Here’s what I’ve found out.

Under terms of the pact that landed the saucer in a remade Soldier Field, a local governmental unit assumed hundreds of millions of dollars in debt to pay for field reconstruction. That wasn’t the Chicago Park District, which owns Soldier Field, but rather the Illinois Sports Facilities Authority, a city/state entity that owns and operates Sox Park, er, Guaranteed Rate Field. According to ISFA, it still has a cool $688 million in Soldier Field debt (principal and interest) to pay off by 2032.

That alone would give the locals good reason not to let the Bears out of their lease. So does the fact that, according to the park district, Soldier Field is a profit center, netting the district around $15 million a year after property taxes. Some of that comes from other users, but the Bears’ rent alone is around $5 million a year.

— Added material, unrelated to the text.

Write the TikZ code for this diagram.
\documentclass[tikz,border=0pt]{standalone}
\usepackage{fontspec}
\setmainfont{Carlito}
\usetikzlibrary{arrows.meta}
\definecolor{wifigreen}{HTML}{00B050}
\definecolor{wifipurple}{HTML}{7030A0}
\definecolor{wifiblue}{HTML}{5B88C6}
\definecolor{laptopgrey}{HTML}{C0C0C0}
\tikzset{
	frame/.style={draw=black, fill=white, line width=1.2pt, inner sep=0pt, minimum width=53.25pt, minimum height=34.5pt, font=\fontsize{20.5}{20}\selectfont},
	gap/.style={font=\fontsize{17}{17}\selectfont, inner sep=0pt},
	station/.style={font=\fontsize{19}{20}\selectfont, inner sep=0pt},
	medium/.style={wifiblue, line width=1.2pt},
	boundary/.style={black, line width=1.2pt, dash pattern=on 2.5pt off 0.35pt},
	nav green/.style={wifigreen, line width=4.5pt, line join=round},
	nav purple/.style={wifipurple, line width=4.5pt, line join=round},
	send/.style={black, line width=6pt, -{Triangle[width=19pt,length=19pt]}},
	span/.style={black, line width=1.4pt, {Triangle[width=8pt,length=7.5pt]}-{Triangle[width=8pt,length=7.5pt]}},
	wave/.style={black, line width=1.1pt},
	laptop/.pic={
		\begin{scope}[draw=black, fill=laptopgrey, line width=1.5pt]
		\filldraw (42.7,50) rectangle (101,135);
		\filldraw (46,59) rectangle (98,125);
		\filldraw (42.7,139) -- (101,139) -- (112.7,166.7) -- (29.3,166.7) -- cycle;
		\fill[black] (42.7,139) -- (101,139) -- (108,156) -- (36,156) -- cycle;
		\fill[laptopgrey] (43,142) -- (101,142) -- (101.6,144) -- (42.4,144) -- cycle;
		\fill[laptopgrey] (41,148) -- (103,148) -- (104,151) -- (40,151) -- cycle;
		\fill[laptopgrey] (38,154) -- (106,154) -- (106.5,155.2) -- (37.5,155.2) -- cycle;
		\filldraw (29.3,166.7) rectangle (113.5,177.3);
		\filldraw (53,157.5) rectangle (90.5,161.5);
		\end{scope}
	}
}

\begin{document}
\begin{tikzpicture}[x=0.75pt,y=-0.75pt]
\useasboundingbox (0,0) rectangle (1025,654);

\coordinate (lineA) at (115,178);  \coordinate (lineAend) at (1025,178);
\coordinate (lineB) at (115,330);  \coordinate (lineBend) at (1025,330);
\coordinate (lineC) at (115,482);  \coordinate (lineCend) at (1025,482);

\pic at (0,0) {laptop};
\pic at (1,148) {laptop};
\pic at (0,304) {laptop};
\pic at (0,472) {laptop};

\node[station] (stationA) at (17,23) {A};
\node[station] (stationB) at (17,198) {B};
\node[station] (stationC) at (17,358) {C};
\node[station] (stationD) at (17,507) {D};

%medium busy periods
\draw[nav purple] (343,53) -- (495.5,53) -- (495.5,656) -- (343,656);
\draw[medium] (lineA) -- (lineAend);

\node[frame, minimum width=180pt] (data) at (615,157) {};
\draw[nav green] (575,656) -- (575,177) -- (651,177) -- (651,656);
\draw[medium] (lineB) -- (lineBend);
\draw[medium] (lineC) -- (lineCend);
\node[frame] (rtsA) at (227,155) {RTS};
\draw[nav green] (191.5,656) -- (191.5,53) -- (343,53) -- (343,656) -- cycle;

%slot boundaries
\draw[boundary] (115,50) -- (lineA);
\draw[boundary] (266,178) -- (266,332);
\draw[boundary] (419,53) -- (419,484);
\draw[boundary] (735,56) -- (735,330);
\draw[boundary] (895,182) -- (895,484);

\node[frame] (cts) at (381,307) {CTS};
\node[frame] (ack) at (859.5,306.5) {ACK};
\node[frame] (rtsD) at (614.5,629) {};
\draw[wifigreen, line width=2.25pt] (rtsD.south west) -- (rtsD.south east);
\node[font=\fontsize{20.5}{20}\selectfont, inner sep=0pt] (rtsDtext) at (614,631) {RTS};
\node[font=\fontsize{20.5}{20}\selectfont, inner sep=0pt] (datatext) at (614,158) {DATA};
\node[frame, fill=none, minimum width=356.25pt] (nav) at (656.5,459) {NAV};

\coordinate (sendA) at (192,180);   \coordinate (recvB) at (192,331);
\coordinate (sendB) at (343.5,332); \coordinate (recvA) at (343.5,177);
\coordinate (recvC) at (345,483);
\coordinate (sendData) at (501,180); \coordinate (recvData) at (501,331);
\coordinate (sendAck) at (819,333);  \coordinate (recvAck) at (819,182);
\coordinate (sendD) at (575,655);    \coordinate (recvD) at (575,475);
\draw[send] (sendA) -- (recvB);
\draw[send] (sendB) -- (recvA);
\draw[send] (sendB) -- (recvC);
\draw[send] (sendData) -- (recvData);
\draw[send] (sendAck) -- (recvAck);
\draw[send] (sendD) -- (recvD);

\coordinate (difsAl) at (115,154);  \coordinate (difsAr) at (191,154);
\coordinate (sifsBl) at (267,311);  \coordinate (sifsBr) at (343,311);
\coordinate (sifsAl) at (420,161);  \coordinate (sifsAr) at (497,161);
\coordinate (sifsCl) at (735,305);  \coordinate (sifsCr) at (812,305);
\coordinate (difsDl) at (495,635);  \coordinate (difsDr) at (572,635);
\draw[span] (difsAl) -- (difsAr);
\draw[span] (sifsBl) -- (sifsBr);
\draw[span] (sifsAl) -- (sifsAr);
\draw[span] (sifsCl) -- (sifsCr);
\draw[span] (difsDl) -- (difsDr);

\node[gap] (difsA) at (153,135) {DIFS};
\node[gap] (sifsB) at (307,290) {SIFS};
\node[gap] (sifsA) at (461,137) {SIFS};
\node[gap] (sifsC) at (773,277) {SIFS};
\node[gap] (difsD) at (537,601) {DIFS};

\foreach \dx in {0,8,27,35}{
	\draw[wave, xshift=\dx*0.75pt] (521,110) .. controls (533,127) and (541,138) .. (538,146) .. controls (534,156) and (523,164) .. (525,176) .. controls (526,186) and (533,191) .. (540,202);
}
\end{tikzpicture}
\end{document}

I’ve read through terms of the 2001 lease, technically called the Permit & Operating Agreement, and it appears to be pretty tight. “No agreement or law is ever ironclad,” says Park District General Counsel Timothy King. But this pact is about as tight as it gets, allowing the deal to be terminated only by mutual agreement (over Lightfoot’s dead body) or if the field is unusable for at least two games in a season.

Of course, the district could sweeten the deal, something Lightfoot has suggested is a possibility. For instance, more signage ads, which now are fairly limited despite some additional space granted a few years ago when the district was talking about reducing Bears parking to make way for the Lucas Museum. Or naming rights, something that was envisioned in the 2001 deal but fell apart after Sept. 11, 2001, over fears that the public would revolt at the concept of Acme Widget Stadium at Soldier Field or the like.

Ergo, the Bears quite probably stay around awhile longer. Even if they announced a deal today, it would be several years until they could open a stadium in Arlington Heights. But after 2033?

Soldier Field already is the smallest stadium in the National Football League and is a little more obsolete every year, a cold and windswept memorial more than a modern stadium. As long as it’s the Bears’ home, Chicago has no chance to host a Super Bowl or a Final Four. 

Does that mean that the team’s fiscally conservative ownership is willing to bring in equity partners or assume huge debts to build a new stadium that could cost $2 billion? Not necessarily. Does that mean that naming rights and other sweeteners wouldn’t move the needle some? No. But there’s no guarantee in that. The only guarantee will come if the city and team reach a new long-term deal, one which could, for instance, result in Soldier Field getting a retractable dome, with a few more seats in the process. That would have been technologically impossible a few decades ago. But now, with new technology?

As I suggested a bit ago, that’s the kind of thing Team Lightfoot needs to be examining. One of these years, the team won’t be bluffing.